**Records supplied:**
================================
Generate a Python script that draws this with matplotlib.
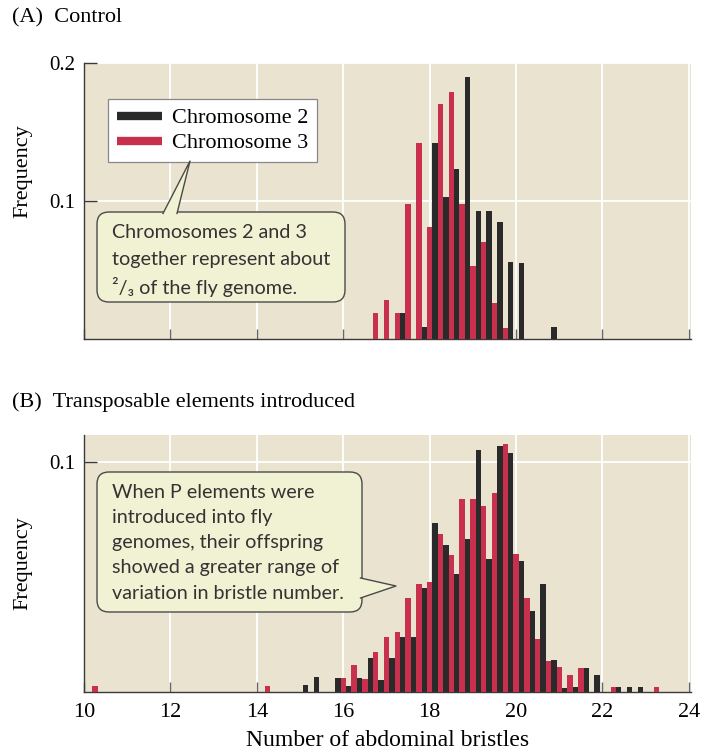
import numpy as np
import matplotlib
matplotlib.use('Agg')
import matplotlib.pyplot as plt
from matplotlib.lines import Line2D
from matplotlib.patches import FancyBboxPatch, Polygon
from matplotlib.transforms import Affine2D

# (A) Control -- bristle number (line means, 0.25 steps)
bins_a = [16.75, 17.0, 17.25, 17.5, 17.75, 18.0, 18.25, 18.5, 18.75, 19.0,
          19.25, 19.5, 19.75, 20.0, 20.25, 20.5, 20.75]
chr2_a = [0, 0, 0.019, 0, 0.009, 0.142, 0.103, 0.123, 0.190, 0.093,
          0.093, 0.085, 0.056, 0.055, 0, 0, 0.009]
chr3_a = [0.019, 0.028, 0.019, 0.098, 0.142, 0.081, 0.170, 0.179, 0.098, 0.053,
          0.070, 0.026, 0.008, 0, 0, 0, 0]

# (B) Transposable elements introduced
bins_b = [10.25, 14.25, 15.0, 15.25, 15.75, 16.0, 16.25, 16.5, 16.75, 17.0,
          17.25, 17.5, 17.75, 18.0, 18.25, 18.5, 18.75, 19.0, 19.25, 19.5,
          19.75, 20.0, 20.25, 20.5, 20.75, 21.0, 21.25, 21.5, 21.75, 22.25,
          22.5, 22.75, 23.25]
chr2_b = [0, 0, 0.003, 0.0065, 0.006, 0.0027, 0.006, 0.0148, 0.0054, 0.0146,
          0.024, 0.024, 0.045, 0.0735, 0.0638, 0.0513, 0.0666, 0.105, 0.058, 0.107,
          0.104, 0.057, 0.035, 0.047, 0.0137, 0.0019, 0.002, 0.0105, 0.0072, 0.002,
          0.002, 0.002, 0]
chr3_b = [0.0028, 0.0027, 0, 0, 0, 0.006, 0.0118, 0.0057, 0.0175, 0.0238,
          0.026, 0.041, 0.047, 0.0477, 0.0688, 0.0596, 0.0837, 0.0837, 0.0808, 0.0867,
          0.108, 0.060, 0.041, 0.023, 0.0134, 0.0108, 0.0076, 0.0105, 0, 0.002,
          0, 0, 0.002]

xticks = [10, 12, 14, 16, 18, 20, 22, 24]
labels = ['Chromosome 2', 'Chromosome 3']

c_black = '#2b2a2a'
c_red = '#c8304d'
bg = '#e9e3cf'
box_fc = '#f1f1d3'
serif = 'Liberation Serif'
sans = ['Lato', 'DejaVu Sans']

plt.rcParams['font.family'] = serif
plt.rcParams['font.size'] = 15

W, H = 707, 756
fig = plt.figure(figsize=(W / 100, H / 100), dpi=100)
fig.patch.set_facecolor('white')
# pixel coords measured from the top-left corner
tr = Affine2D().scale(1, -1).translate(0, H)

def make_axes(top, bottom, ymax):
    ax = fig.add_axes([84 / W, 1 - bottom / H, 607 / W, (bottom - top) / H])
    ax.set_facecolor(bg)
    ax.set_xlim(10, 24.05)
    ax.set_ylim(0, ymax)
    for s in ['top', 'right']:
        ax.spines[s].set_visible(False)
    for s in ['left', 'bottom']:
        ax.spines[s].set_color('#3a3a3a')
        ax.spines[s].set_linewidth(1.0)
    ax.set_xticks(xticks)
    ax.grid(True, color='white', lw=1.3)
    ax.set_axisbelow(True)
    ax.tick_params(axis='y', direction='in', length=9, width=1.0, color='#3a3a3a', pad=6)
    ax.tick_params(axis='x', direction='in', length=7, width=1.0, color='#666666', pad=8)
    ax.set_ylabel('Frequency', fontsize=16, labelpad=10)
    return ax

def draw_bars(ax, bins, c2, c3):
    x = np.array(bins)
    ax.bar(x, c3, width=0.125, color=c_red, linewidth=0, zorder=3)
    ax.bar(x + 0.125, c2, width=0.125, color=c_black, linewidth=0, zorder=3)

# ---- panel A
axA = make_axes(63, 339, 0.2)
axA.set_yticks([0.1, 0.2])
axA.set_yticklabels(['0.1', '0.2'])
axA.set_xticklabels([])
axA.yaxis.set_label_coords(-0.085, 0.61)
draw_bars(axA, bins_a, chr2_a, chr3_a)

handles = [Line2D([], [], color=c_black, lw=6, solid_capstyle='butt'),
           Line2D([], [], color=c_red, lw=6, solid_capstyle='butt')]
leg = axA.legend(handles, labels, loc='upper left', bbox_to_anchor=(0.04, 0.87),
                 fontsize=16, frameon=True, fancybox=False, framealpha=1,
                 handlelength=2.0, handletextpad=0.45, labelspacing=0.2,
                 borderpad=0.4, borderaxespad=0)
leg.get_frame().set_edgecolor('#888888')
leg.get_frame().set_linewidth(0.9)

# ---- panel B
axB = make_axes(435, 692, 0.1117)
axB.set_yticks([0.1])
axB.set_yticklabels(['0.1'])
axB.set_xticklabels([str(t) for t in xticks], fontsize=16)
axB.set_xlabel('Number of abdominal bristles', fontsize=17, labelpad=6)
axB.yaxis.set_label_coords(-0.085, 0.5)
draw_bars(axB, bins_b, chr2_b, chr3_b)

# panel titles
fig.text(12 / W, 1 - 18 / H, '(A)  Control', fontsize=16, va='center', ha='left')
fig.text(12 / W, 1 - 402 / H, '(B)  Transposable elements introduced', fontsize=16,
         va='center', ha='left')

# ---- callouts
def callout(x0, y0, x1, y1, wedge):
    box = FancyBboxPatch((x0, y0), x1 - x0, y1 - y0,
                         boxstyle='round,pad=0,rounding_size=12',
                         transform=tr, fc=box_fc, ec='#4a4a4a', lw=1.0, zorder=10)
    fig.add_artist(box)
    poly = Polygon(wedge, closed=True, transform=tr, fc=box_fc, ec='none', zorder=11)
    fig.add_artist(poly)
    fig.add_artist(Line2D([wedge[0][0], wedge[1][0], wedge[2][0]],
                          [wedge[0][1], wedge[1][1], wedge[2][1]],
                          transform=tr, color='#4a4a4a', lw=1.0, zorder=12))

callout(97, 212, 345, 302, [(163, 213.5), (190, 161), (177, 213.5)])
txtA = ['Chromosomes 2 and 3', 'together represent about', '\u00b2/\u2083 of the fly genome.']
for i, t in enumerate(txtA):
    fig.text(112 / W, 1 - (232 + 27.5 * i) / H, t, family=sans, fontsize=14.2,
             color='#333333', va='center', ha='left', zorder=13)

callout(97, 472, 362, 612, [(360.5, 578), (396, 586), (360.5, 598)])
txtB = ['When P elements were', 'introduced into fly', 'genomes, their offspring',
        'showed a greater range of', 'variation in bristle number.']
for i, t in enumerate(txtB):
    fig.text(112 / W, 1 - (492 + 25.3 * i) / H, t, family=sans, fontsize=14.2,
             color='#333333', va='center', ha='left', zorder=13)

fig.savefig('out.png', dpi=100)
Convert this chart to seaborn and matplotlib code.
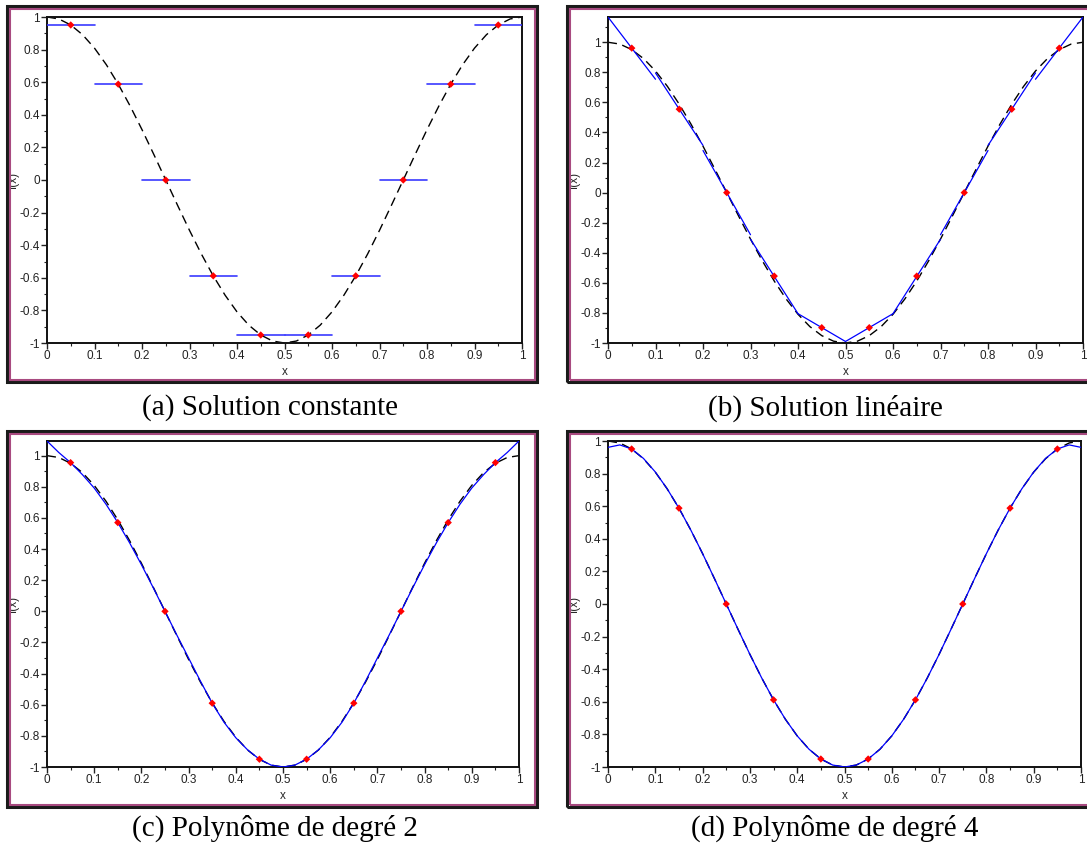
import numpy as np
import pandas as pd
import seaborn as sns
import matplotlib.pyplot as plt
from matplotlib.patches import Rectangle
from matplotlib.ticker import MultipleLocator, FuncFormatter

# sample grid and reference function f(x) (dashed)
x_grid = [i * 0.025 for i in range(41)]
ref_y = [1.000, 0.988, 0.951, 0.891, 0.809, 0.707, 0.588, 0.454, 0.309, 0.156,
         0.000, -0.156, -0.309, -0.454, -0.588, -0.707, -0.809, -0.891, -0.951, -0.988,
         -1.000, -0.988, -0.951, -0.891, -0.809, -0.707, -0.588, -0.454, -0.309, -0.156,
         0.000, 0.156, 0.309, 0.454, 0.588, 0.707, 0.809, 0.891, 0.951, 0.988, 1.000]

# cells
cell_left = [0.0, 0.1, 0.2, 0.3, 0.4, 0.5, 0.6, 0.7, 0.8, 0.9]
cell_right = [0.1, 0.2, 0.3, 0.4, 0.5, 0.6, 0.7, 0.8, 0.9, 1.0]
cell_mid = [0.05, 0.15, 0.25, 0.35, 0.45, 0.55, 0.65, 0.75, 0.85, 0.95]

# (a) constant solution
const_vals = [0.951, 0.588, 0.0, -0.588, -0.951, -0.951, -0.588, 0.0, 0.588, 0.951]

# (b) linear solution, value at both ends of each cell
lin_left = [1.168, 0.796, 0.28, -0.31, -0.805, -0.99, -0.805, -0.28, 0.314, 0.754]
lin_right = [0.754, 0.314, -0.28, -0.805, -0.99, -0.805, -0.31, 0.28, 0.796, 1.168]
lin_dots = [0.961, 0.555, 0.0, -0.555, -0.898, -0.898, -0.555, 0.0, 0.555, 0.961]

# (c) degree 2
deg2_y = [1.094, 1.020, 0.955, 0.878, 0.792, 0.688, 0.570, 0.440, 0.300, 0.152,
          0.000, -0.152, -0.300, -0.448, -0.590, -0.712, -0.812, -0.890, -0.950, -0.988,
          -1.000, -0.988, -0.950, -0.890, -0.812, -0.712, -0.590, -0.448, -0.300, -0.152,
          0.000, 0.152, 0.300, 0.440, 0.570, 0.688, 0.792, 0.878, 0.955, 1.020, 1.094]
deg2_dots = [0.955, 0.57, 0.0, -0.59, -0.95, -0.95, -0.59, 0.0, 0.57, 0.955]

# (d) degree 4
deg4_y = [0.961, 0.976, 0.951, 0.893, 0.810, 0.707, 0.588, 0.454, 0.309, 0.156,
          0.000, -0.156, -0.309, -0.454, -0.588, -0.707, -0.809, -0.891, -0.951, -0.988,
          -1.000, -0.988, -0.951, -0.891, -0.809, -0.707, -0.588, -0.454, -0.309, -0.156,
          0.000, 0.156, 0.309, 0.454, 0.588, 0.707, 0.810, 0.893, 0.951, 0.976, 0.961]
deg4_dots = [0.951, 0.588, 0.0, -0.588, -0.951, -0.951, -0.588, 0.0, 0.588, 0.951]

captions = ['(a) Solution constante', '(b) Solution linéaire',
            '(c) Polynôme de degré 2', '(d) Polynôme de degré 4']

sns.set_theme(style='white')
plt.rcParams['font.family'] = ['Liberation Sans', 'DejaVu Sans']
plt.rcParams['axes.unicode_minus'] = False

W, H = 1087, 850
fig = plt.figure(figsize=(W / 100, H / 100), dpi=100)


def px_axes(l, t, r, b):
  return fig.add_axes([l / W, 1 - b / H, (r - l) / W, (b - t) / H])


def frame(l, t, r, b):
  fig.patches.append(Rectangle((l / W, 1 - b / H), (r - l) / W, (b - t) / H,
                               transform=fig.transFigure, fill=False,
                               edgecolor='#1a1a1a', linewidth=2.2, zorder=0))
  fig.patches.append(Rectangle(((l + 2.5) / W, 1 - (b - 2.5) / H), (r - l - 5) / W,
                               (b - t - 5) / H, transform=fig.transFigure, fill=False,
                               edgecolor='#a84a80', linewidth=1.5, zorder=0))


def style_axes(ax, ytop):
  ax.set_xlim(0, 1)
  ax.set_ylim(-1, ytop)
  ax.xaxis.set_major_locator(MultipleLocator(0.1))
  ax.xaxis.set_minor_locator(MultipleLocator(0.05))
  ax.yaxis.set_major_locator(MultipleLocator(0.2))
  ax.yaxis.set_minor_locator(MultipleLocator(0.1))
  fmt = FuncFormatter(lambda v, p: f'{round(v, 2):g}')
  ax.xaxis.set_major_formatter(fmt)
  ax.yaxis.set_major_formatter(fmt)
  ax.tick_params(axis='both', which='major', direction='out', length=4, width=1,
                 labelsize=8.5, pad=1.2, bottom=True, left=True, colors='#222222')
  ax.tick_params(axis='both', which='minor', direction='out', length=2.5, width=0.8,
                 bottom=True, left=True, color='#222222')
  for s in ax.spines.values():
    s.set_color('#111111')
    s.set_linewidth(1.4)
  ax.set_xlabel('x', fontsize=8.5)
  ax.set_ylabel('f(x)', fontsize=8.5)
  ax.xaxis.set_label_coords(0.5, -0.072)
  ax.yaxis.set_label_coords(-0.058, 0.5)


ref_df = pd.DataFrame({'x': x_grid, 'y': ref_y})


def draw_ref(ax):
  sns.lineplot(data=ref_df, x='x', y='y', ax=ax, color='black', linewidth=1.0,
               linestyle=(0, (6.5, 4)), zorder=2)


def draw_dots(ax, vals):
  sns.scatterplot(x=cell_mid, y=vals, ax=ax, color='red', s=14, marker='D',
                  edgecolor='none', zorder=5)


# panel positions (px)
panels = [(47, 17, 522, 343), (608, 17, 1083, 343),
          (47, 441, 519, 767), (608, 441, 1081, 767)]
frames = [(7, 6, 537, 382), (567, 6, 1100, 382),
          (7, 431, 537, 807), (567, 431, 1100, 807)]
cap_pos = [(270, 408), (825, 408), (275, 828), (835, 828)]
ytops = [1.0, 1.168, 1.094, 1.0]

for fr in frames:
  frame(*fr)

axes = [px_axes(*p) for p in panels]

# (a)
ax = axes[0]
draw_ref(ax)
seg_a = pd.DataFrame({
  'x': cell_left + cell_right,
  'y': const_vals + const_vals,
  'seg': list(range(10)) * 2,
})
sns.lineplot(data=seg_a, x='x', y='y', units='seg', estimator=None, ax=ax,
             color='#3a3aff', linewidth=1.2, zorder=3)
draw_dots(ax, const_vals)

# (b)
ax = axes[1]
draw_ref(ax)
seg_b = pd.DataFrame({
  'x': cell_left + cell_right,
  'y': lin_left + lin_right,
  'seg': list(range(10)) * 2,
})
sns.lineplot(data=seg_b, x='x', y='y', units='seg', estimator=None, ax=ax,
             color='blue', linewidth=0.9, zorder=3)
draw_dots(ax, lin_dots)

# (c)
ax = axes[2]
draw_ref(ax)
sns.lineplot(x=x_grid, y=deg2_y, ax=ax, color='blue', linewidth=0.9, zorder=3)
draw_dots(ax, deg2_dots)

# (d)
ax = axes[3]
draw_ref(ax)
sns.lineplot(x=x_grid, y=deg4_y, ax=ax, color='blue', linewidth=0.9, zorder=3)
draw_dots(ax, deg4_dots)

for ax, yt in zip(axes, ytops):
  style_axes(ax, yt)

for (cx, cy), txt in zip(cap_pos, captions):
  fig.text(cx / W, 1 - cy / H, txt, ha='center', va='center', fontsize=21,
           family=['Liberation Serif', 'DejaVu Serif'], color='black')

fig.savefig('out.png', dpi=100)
================================
**Aim:** Print exactly the lines from the line containing "Convert this chart" through the line containing "0.75, 0.85, 0.95]", and omit any picture found among them.

**Response to this task:**
Convert this chart to seaborn and matplotlib code.
import numpy as np
import pandas as pd
import seaborn as sns
import matplotlib.pyplot as plt
from matplotlib.patches import Rectangle
from matplotlib.ticker import MultipleLocator, FuncFormatter

# sample grid and reference function f(x) (dashed)
x_grid = [i * 0.025 for i in range(41)]
ref_y = [1.000, 0.988, 0.951, 0.891, 0.809, 0.707, 0.588, 0.454, 0.309, 0.156,
         0.000, -0.156, -0.309, -0.454, -0.588, -0.707, -0.809, -0.891, -0.951, -0.988,
         -1.000, -0.988, -0.951, -0.891, -0.809, -0.707, -0.588, -0.454, -0.309, -0.156,
         0.000, 0.156, 0.309, 0.454, 0.588, 0.707, 0.809, 0.891, 0.951, 0.988, 1.000]

# cells
cell_left = [0.0, 0.1, 0.2, 0.3, 0.4, 0.5, 0.6, 0.7, 0.8, 0.9]
cell_right = [0.1, 0.2, 0.3, 0.4, 0.5, 0.6, 0.7, 0.8, 0.9, 1.0]
cell_mid = [0.05, 0.15, 0.25, 0.35, 0.45, 0.55, 0.65, 0.75, 0.85, 0.95]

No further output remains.